Abstract

Smart addresses one of the most controversial theories of our day: the alleged connection between race (or ethnicity), intelligence, and virtue. Sander Gilman shows that such theories have a long, disturbing history. He examines a wide range of texts - treatises, novels, films, philosophical works, and operas - that assert the greater intelligence (and, often, lesser virtue) of Jews. book opens with a discussion of concepts that relate intelligence and race (particularly those that figure in the controversial bestseller The Bell Curve); it then describes scientific theories of superior intelligence that were developed in the nineteenth and early twentieth centuries. Gilman explores the reactions to those theories by scientists and intellectuals of that era, including Sigmund Freud, Ludwig Wittgenstein, and Hugo von Hofmannsthal.The conclusion turns to how such ideas figure in modern novels and films, from F. Scott Fitzgerald's The Last Tycoon to Stephen Spielberg's Schindler's List and Robert Redford's Quiz Show.
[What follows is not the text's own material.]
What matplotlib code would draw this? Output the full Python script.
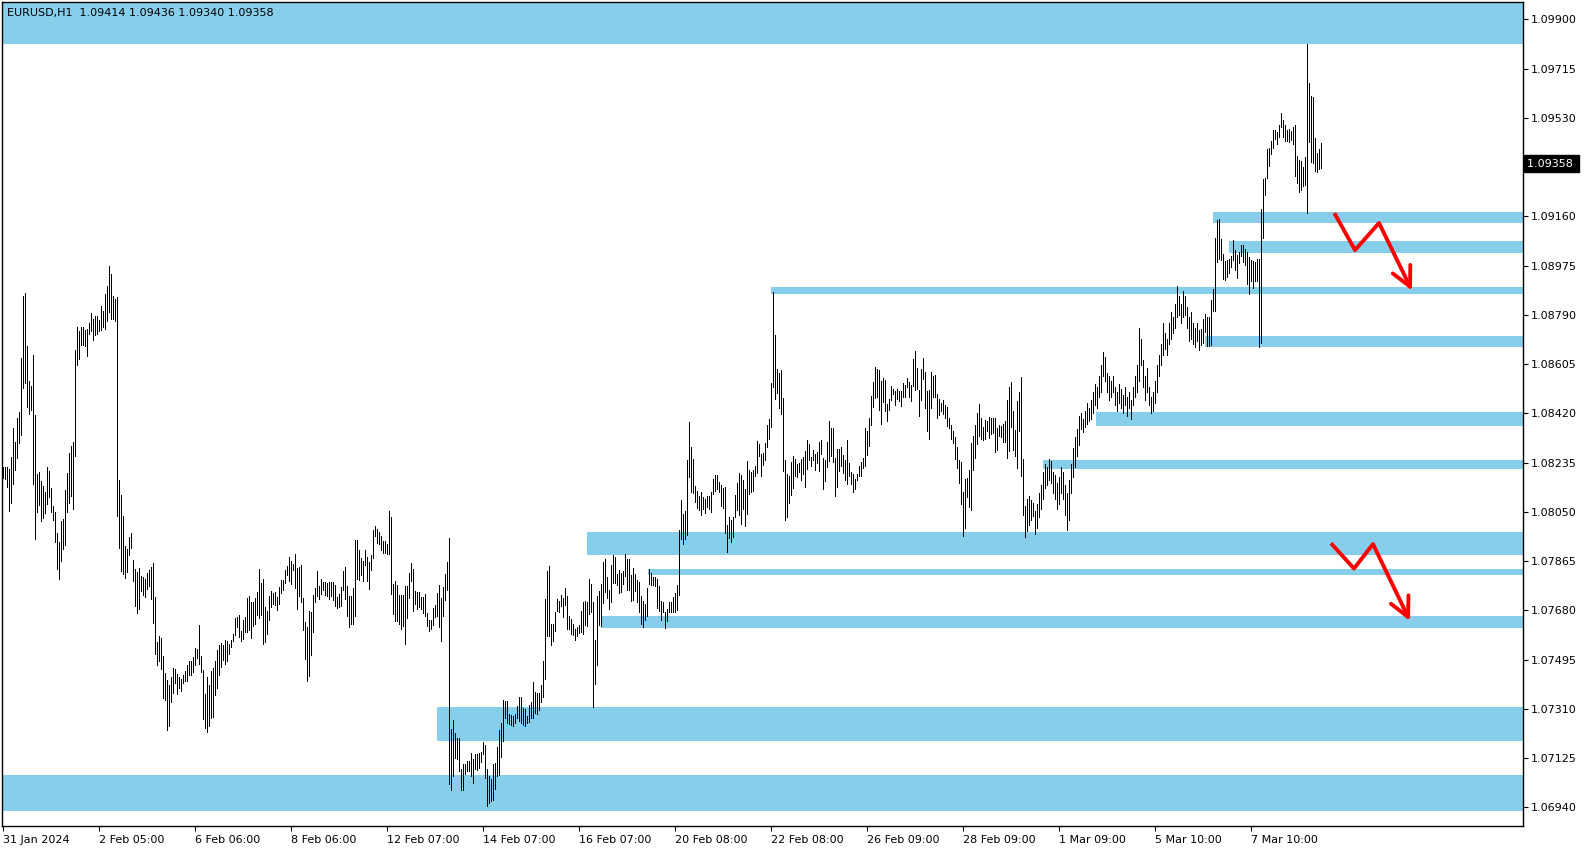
import numpy as np
import matplotlib.pyplot as plt
from matplotlib.patches import Rectangle

# EURUSD H1 bars, high / low in points (1e-5)
high_pts = [
    108219,108219,108219,108211,108256,108365,108313,108401,108424,108628,
    108861,108871,108673,108541,108523,108639,108413,108193,108200,108165,
    108148,108125,108219,108204,108139,108073,108050,107971,107938,108015,
    108024,108133,108197,108271,108298,108314,108658,108744,108729,108744,
    108744,108733,108736,108758,108795,108773,108784,108785,108770,108823,
    108806,108868,108898,108973,108943,108860,108849,108857,108169,108114,
    108035,107923,107912,107955,107971,107870,107835,107824,107839,107810,
    107806,107799,107821,107833,107844,107859,107729,107562,107585,107576,
    107508,107446,107420,107401,107429,107464,107459,107440,107431,107424,
    107439,107453,107474,107491,107489,107503,107540,107533,107624,107508,
    107456,107364,107428,107398,107451,107463,107491,107530,107550,107558,
    107549,107570,107566,107554,107570,107591,107650,107655,107663,107604,
    107645,107655,107728,107735,107710,107710,107726,107750,107836,107781,
    107798,107693,107679,107735,107754,107744,107748,107731,107768,107794,
    107795,107830,107848,107880,107864,107854,107890,107838,107841,107851,
    107728,107635,107619,107676,107675,107739,107765,107826,107770,107799,
    107785,107786,107783,107786,107786,107785,107776,107729,107740,107768,
    107826,107843,107771,107735,107733,107765,107945,107945,107905,107876,
    107866,107908,107880,107860,107889,107983,107998,107985,107974,107961,
    107941,107940,107930,108054,108031,107780,107789,107774,107736,107736,
    107736,107770,107771,107820,107859,107836,107751,107750,107750,107730,
    107730,107743,107670,107645,107643,107688,107700,107746,107774,107725,
    107768,107818,107863,107951,107236,107270,107220,107199,107201,107083,
    107101,107101,107116,107113,107145,107120,107141,107139,107145,107149,
    107186,107175,107083,107058,107045,107104,107105,107165,107229,107255,
    107345,107341,107338,107291,107286,107283,107289,107320,107355,107353,
    107314,107308,107283,107323,107335,107411,107374,107368,107370,107398,
    107488,107724,107828,107848,107629,107629,107674,107723,107716,107736,
    107726,107764,107735,107660,107648,107630,107611,107618,107626,107676,
    107711,107716,107710,107798,107779,107711,107570,107733,107751,107779,
    107860,107873,107805,107758,107851,107889,107880,107818,107833,107820,
    107829,107893,107874,107874,107814,107839,107818,107795,107785,107733,
    107714,107705,107764,107835,107820,107805,107804,107798,107770,107714,
    107710,107673,107685,107710,107711,107729,107745,107774,107983,108095,
    108043,108054,108245,108388,108295,108249,108148,108130,108110,108125,
    108106,108100,108110,108110,108125,108174,108189,108189,108163,108151,
    108140,108144,108001,108031,108021,108031,108114,108159,108196,108189,
    108170,108136,108241,108208,108201,108208,108223,108316,108305,108269,
    108271,108309,108376,108399,108534,108874,108714,108586,108571,108583,
    108478,108245,108193,108185,108238,108260,108249,108230,108235,108249,
    108256,108279,108320,108305,108256,108283,108269,108275,108313,108320,
    108253,108245,108313,108391,108366,108365,108253,108286,108286,108294,
    108264,108245,108320,108234,108200,108193,108174,108193,108223,108238,
    108253,108365,108354,108403,108485,108539,108594,108586,108583,108541,
    108554,108546,108455,108474,108523,108511,108505,108511,108504,108504,
    108533,108526,108553,108538,108525,108624,108654,108590,108508,108585,
    108626,108575,108504,108508,108575,108560,108564,108493,108474,108459,
    108470,108451,108444,108403,108376,108354,108331,108295,108245,108238,
    108125,108174,108178,108208,108309,108335,108376,108421,108454,108403,
    108369,108395,108391,108406,108403,108403,108403,108365,108376,108373,
    108380,108391,108470,108519,108538,108429,108358,108466,108500,108556,
    108249,108073,108099,108110,108095,108084,108054,108080,108120,108150,
    108200,108230,108220,108250,108240,108200,108190,108160,108180,108220,
    108200,108150,108120,108170,108230,108290,108330,108360,108410,108420,
    108400,108430,108460,108440,108470,108500,108530,108520,108560,108600,
    108650,108630,108570,108560,108540,108560,108520,108500,108530,108510,
    108490,108520,108480,108500,108470,108520,108560,108600,108740,108700,
    108620,108560,108590,108520,108480,108500,108540,108600,108640,108680,
    108760,108720,108700,108760,108800,108780,108830,108900,108860,108830,
    108880,108860,108820,108780,108800,108760,108740,108760,108733,108737,
    108773,108792,108780,108783,108846,108887,109080,109148,109149,109074,
    109018,108993,108996,108998,109011,109071,109033,109014,109027,109052,
    109052,109039,109027,109008,108996,108993,108989,108998,108999,109189,
    109302,109304,109412,109417,109442,109483,109486,109477,109504,109549,
    109523,109502,109483,109489,109481,109496,109504,109386,109371,109368,
    109346,109383,109806,109661,109611,109608,109454,109396,109414,109436,
]
low_pts = [
    108176,108174,108145,108055,108085,108156,108208,108251,108310,108339,
    108516,108535,108445,108416,108434,108154,107947,108050,108074,108014,
    108025,108045,108081,108104,108048,108020,107936,107835,107796,107865,
    107909,107925,108051,108084,108110,108059,108261,108603,108623,108675,
    108675,108674,108636,108719,108729,108695,108713,108718,108729,108733,
    108743,108736,108766,108799,108776,108774,108768,108033,107913,107827,
    107817,107802,107823,107887,107914,107790,107695,107670,107685,107751,
    107738,107730,107760,107771,107723,107633,107516,107473,107489,107459,
    107351,107345,107232,107247,107337,107368,107408,107366,107389,107376,
    107408,107414,107414,107436,107438,107448,107474,107501,107480,107449,
    107273,107239,107224,107245,107276,107281,107363,107389,107436,107469,
    107495,107480,107489,107516,107541,107564,107586,107618,107579,107564,
    107573,107599,107600,107605,107576,107620,107630,107664,107651,107664,
    107554,107560,107590,107643,107693,107705,107700,107683,107705,107746,
    107755,107783,107811,107789,107780,107833,107764,107684,107733,107711,
    107605,107496,107414,107433,107513,107599,107710,107733,107723,107741,
    107755,107736,107735,107723,107735,107720,107695,107690,107691,107698,
    107755,107721,107658,107616,107630,107628,107658,107798,107795,107814,
    107789,107851,107791,107760,107833,107876,107961,107933,107930,107905,
    107895,107895,107891,107891,107740,107666,107639,107640,107630,107609,
    107620,107555,107650,107725,107791,107676,107704,107685,107693,107686,
    107671,107658,107620,107601,107610,107626,107655,107660,107616,107564,
    107658,107718,107758,107026,107005,107058,107124,107120,107075,107005,
    107005,107064,107076,107076,107058,107033,107085,107080,107089,107111,
    107139,107050,106945,106958,106964,106968,107010,107058,107061,107129,
    107189,107274,107255,107254,107251,107245,107255,107276,107264,107255,
    107251,107245,107255,107260,107274,107276,107293,107289,107305,107335,
    107354,107424,107585,107583,107548,107564,107601,107679,107675,107698,
    107654,107701,107611,107611,107593,107588,107570,107583,107596,107599,
    107593,107625,107623,107668,107673,107316,107405,107476,107624,107623,
    107708,107748,107726,107686,107711,107781,107781,107775,107746,107748,
    107779,107810,107758,107758,107716,107718,107754,107710,107673,107629,
    107616,107644,107660,107778,107776,107775,107773,107689,107676,107645,
    107673,107614,107639,107673,107674,107673,107673,107683,107736,107949,
    107930,107949,107964,108179,108126,108120,108088,108065,108058,108040,
    108061,108044,108069,108060,108050,108118,108130,108135,108123,108071,
    108063,107970,107900,107953,107938,107956,108029,108058,108039,108005,
    108061,107995,108043,108118,108124,108130,108183,108196,108261,108185,
    108226,108245,108295,108324,108370,108519,108474,108496,108441,108418,
    108204,108021,108031,108084,108114,108140,108183,108181,108200,108170,
    108193,108144,108211,108245,108223,108245,108208,108234,108204,108268,
    108136,108166,108220,108241,108260,108239,108110,108144,108204,108223,
    108196,108170,108153,108185,108155,108123,108136,108170,108185,108185,
    108215,108223,108265,108298,108376,108445,108479,108480,108433,108380,
    108464,108429,108393,108433,108470,108493,108451,108473,108465,108448,
    108483,108480,108520,108483,108468,108524,108508,108511,108411,108470,
    108549,108440,108354,108325,108440,108481,108481,108404,108414,108429,
    108418,108404,108374,108365,108324,108310,108250,108215,108160,108080,
    107960,107989,108106,108070,108058,108209,108254,108306,108333,108324,
    108320,108325,108354,108328,108343,108345,108276,108283,108335,108331,
    108313,108313,108253,108279,108370,108283,108260,108213,108354,108185,
    108039,107954,107979,108001,108021,108035,107968,107990,108030,108060,
    108100,108140,108150,108170,108160,108120,108100,108060,108080,108120,
    108100,108040,107980,108020,108120,108180,108220,108260,108300,108360,
    108350,108370,108380,108390,108400,108420,108450,108440,108480,108500,
    108560,108540,108500,108470,108480,108500,108450,108430,108460,108440,
    108420,108450,108410,108440,108400,108450,108480,108500,108540,108600,
    108520,108470,108500,108450,108420,108430,108460,108500,108560,108600,
    108640,108660,108640,108680,108700,108720,108740,108780,108790,108760,
    108780,108790,108740,108690,108700,108680,108670,108690,108658,108677,
    108683,108727,108673,108673,108677,108806,108806,108989,108999,108996,
    108926,108921,108933,108948,108971,108996,108958,108927,108983,109010,
    108989,108977,108906,108868,108918,108889,108918,108918,108670,108683,
    109077,109239,109304,109349,109395,109417,109452,109433,109458,109496,
    109458,109442,109442,109439,109446,109433,109311,109286,109252,109258,
    109273,109277,109171,109439,109364,109362,109331,109327,109336,109340,
]

# support / resistance zones drawn on the chart (start bar, low, high)
band_start = [-0.5, 605, 613, 384, 601, 546.5, 520, 292, 322.5, 299, 217, -0.5]
band_lo = [1.09806, 1.09136, 1.09023, 1.08868, 1.08670, 1.08372, 1.08212,
           1.07888, 1.07813, 1.07615, 1.07190, 1.06927]
band_hi = [1.10100, 1.09177, 1.09068, 1.08896, 1.08710, 1.08425, 1.08245,
           1.07974, 1.07834, 1.07659, 1.07316, 1.07061]

# hand drawn red arrows (bar index, price)
arrow_a_x = [665.7, 676, 688, 704.5]
arrow_a_y = [1.09172, 1.09033, 1.09135, 1.08881]
arrow_b_x = [664, 675.5, 685, 703.5]
arrow_b_y = [1.07932, 1.07837, 1.07929, 1.07640]

y_ticks = [1.06940, 1.07125, 1.07310, 1.07495, 1.07680, 1.07865, 1.08050,
           1.08235, 1.08420, 1.08605, 1.08790, 1.08975, 1.09160, 1.09345,
           1.09530, 1.09715, 1.09900]
x_ticks = [0, 48, 96, 144, 192, 240, 288, 336, 384, 432, 480, 528, 576, 624]
x_labels = ['31 Jan 2024', '2 Feb 05:00', '6 Feb 06:00', '8 Feb 06:00',
            '12 Feb 07:00', '14 Feb 07:00', '16 Feb 07:00', '20 Feb 08:00',
            '22 Feb 08:00', '26 Feb 09:00', '28 Feb 09:00', '1 Mar 09:00',
            '5 Mar 10:00', '7 Mar 10:00']
last_close = 1.09358
header = 'EURUSD,H1  1.09414 1.09436 1.09340 1.09358'

n = min(len(high_pts), len(low_pts))
high = np.array(high_pts[:n]) / 1e5
low = np.array(low_pts[:n]) / 1e5
bars = np.arange(n)

fig = plt.figure(figsize=(15.87, 8.5), dpi=100)
ax = fig.add_axes([2/1587, 24/850, 1521/1587, 824/850])
ax.set_xlim(-0.5, 760)
ax.set_ylim(1.06870, 1.09965)

blue = '#87CEEB'
for s, lo, hi in zip(band_start, band_lo, band_hi):
    ax.add_patch(Rectangle((s, lo), 2000, hi - lo, facecolor=blue,
                           edgecolor='none', zorder=1))

ax.vlines(bars, low, high, colors='black', linewidth=0.5,
          antialiased=False, zorder=3)

for xs, ys in [(arrow_a_x, arrow_a_y), (arrow_b_x, arrow_b_y)]:
    ax.plot(xs[:-1], ys[:-1], color='red', lw=2.8, solid_capstyle='butt', zorder=4)
    ax.annotate('', xy=(xs[-1], ys[-1]), xytext=(xs[-2], ys[-2]),
                arrowprops=dict(arrowstyle='->,head_length=0.7,head_width=0.35',
                                color='red', lw=2.8, mutation_scale=20,
                                shrinkA=0, shrinkB=0),
                zorder=4)

ax.yaxis.tick_right()
ax.set_yticks(y_ticks)
# the 1.09345 label sits under the last-price box, so leave it blank
ax.set_yticklabels(['' if abs(v - 1.09345) < 1e-6 else '%.5f' % v for v in y_ticks])
ax.set_xticks(x_ticks)
ax.set_xticklabels(x_labels)
for lbl in ax.get_xticklabels():
    lbl.set_horizontalalignment('left')
ax.tick_params(axis='both', direction='out', length=3.5, width=0.8,
               labelsize=8, colors='black', pad=2)
ax.tick_params(axis='x', pad=3)
for sp in ax.spines.values():
    sp.set_linewidth(1.0)
    sp.set_color('black')

ax.text(0.0033, 0.987, header, transform=ax.transAxes, fontsize=8,
        va='center', ha='left', color='black', zorder=5)

ax.text(1.0025, last_close, '1.09358 ', transform=ax.get_yaxis_transform(),
        fontsize=8, color='white', va='center', ha='left', clip_on=False,
        bbox=dict(facecolor='black', edgecolor='black', pad=2.2), zorder=10)

fig.savefig('out.png', dpi=100, facecolor='white')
Gilman demonstrates how stereotypes can permeate society, finding expression in everything from work to popular culture. And he shows how the seemingly flattering attribution of superior intelligence has served to isolate Jews and to cast upon them the imputation of lesser virtue. A fascinating, highly readable book, Smart is an essential work in our ongoing debates about race, ethnicity, intelligence, and virtue. Sander Gilman is Henry R. Luce Professor of the Liberal Arts in Human Biology at the University of Chicago. His works include Difference and Pathology: Stereotypes of Sexuality, Race, and Madness; Jewish Self-Hatred : Anti-Semitism and the Hidden Language of Jews; and Inscribing the Other (Nebraska 1992).